If you need wraparound, you should not use signed integers anyway, as that leads to undefined behavior.

Presumably since this language isn't C they can define it however they want to, for instance in rust std::i32::MIN.wrapping_sub(1) is a perfectly valid number.

  • Nim (the original one, not Nimony) compiles to C, so making basic types work differently from C would involve major performance costs.

Signed overflow being UB (while unsigned is defined to wrap) is a quirk of C and C++ specifically, not some fundamental property of computing.

  • Nim (the original one, not Nimony) compiles to C, so making basic types work differently from C would involve major performance costs.

    • Presumably unsigned want to return errors too?

      Edit: I guess they could get rid of a few numbers... Anyhow it isn't a philosophy that is going to get me to consider nimony for anything.

    • > making basic types work differently from C would involve major performance costs.

      Not if you compile with optimizations on.

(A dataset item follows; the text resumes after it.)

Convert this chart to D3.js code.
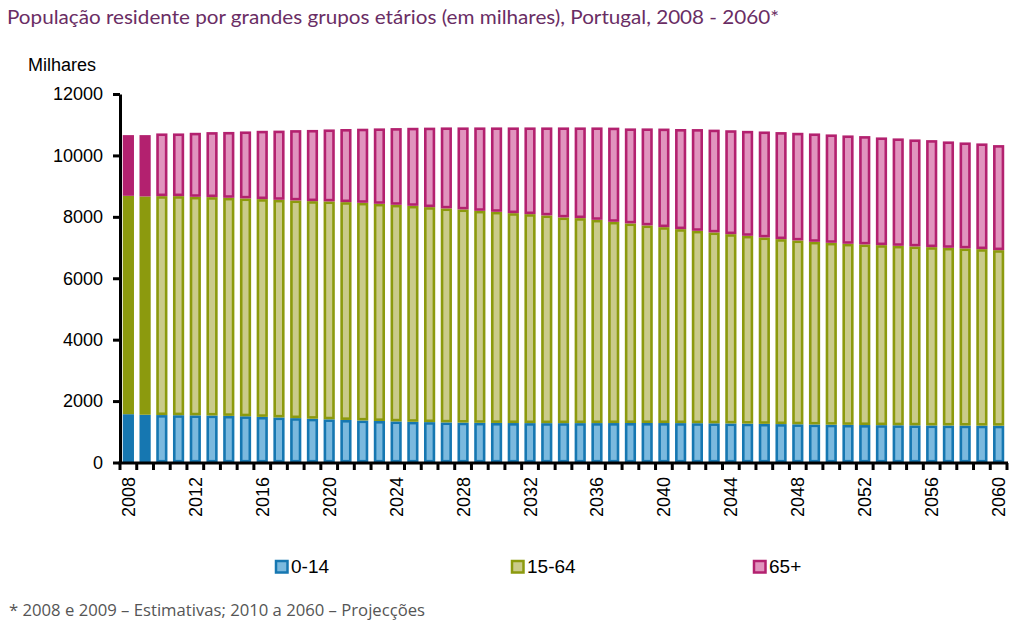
<!DOCTYPE html>
<html><head><meta charset="utf-8">
<script src="https://cdn.jsdelivr.net/npm/d3@7"></script>
<style>
body{margin:0;background:#fff;}
svg{display:block;}
</style></head>
<body>
<svg id="c" width="1023" height="623"></svg>
<script>
const years = d3.range(2008, 2061);
const estimateYears = [2008, 2009];
const tickLabelYears = [2008,2012,2016,2020,2024,2028,2032,2036,2040,2044,2048,2052,2056,2060];
const yTicks = [0,2000,4000,6000,8000,10000,12000];
const seriesNames = ["0-14","15-64","65+"];
const age0_14 = [1573,1555,1545,1540,1535,1530,1518,1505,1485,1466,1445,1425,1405,1385,1368,1352,1338,1325,1315,1305,1298,1292,1288,1285,1283,1282,1282,1283,1284,1285,1286,1286,1285,1283,1280,1276,1271,1265,1258,1251,1244,1237,1231,1225,1220,1216,1212,1209,1206,1204,1202,1200,1198];
const age15_64 = [7111,7109,7129,7134,7116,7112,7101,7094,7092,7088,7089,7086,7097,7094,7088,7071,7053,7033,7001,6969,6943,6903,6875,6835,6805,6764,6698,6675,6618,6552,6499,6434,6379,6316,6264,6216,6165,6116,6071,6023,5987,5949,5922,5896,5881,5862,5843,5827,5807,5786,5769,5748,5717];
const age65p = [1977,1997,2042,2042,2086,2117,2146,2182,2225,2254,2290,2319,2344,2381,2414,2457,2499,2542,2589,2638,2671,2717,2749,2792,2824,2866,2932,2954,3010,3068,3095,3160,3211,3261,3314,3348,3384,3419,3451,3486,3506,3530,3531,3530,3528,3508,3499,3485,3485,3466,3452,3443,3421];

const darkCol = ["#1677b1","#8c9a0e","#b3216f"];
const lightCol = ["#7bb9de","#cacb8a","#e194be"];

const svg = d3.select("#c");
const x = d3.scaleBand().domain(years).range([120, 1007]).paddingInner(0.33).paddingOuter(0.165);
const y = d3.scaleLinear().domain([0, 12000]).range([462.5, 94]);

const table = years.map((yr, i) => ({year: yr, "0-14": age0_14[i], "15-64": age15_64[i], "65+": age65p[i]}));
const stacked = d3.stack().keys(seriesNames)(table);

const sw = 2.6;
stacked.forEach((layer, k) => {
  svg.append("g").selectAll("rect").data(layer).join("rect")
    .each(function(d){
      const est = estimateYears.includes(d.data.year);
      const x0 = x(d.data.year), bw = x.bandwidth();
      const top = y(d[1]), bot = y(d[0]);
      const r = d3.select(this);
      if (est) {
        r.attr("x", x0).attr("y", top).attr("width", bw).attr("height", bot - top)
         .attr("fill", darkCol[k]);
      } else {
        r.attr("x", x0 + sw/2).attr("y", top + sw/2).attr("width", bw - sw).attr("height", Math.max(0, bot - top - sw))
         .attr("fill", lightCol[k]).attr("stroke", darkCol[k]).attr("stroke-width", sw);
      }
    });
});

// Y axis
const yAxis = d3.axisLeft(y).tickValues(yTicks).tickSize(7).tickSizeOuter(0).tickPadding(10).tickFormat(d3.format("d"));
const gy = svg.append("g").attr("transform", "translate(120,0)").call(yAxis);
gy.select(".domain").attr("stroke", "#000").attr("stroke-width", 3);
gy.selectAll(".tick line").attr("stroke", "#000").attr("stroke-width", 3);
gy.selectAll(".tick text").attr("font-family", "Liberation Sans, Arial, sans-serif").attr("font-size", 18).attr("fill", "#000").attr("x", -17);

// X axis
const step = x.step(), gap = step - x.bandwidth();
const bounds = years.map(yr => x(yr) - gap/2).concat([x(years[years.length-1]) + x.bandwidth() + gap/2]);
const gx = svg.append("g");
gx.append("line").attr("x1", 118.5).attr("x2", bounds[bounds.length-1] + 1).attr("y1", 463).attr("y2", 463)
  .attr("stroke", "#000").attr("stroke-width", 3);
gx.selectAll("line.t").data(bounds).join("line").attr("class","t")
  .attr("x1", d => d).attr("x2", d => d).attr("y1", 463).attr("y2", 470)
  .attr("stroke", "#000").attr("stroke-width", 3);
gx.selectAll("text").data(tickLabelYears).join("text")
  .attr("transform", d => `translate(${x(d) + x.bandwidth()/2},477) rotate(-90)`)
  .attr("text-anchor", "end").attr("dy", "0.36em")
  .attr("font-family", "Liberation Sans, Arial, sans-serif").attr("font-size", 18).attr("fill", "#000")
  .text(d => d);

// Y axis title
svg.append("text").attr("x", 28).attr("y", 71).attr("font-family", "Liberation Sans, Arial, sans-serif")
  .attr("font-size", 18).attr("fill", "#000").text("Milhares");

// Title
svg.append("text").attr("x", 7).attr("y", 24).attr("font-family", "Lato, 'Open Sans', sans-serif")
  .attr("font-size", 19.5).attr("fill", "#6a2d64")
  .attr("textLength", 772).attr("lengthAdjust", "spacingAndGlyphs")
  .text("População residente por grandes grupos etários (em milhares), Portugal, 2008 - 2060*");

// Legend
const legendX = [275, 511, 753];
const lg = svg.append("g");
seriesNames.forEach((n, k) => {
  lg.append("rect").attr("x", legendX[k] + 1).attr("y", 560 + 1).attr("width", 11.5).attr("height", 11.5)
    .attr("fill", lightCol[k]).attr("stroke", darkCol[k]).attr("stroke-width", 2.5);
  lg.append("text").attr("x", legendX[k] + 16).attr("y", 573)
    .attr("font-family", "Liberation Sans, Arial, sans-serif").attr("font-size", 19).attr("fill", "#000").text(n);
});

// Footnote
svg.append("text").attr("x", 9).attr("y", 616).attr("font-family", "'Open Sans', 'Noto Sans', sans-serif")
  .attr("font-size", 15.5).attr("fill", "#555")
  .attr("textLength", 416).attr("lengthAdjust", "spacingAndGlyphs")
  .text("* 2008 e 2009 – Estimativas; 2010 a 2060 – Projecções");
</script>
</body></html>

This C code:

        int wrapping_add_ints(int x, int y) {
            return (int)((unsigned)x + (unsigned)y);
        }
      

      Compiles to this x86-64 assembly (with clang -O2):

        wrapping_add_ints:
                lea     eax, [rdi + rsi]
                ret
      

      Which, for those who aren't familiar with x86 assembly, is just the normal instruction for adding two numbers with wrapping semantics.

  • Specifically, C comes form a world where allowing for machines that didn't use 2's compliment (or 8 bit bytes) was an active concern.

    • Interestingly, C23 and C++20 standardized 2's complement representation for signed integers but kept UB on signed overflow.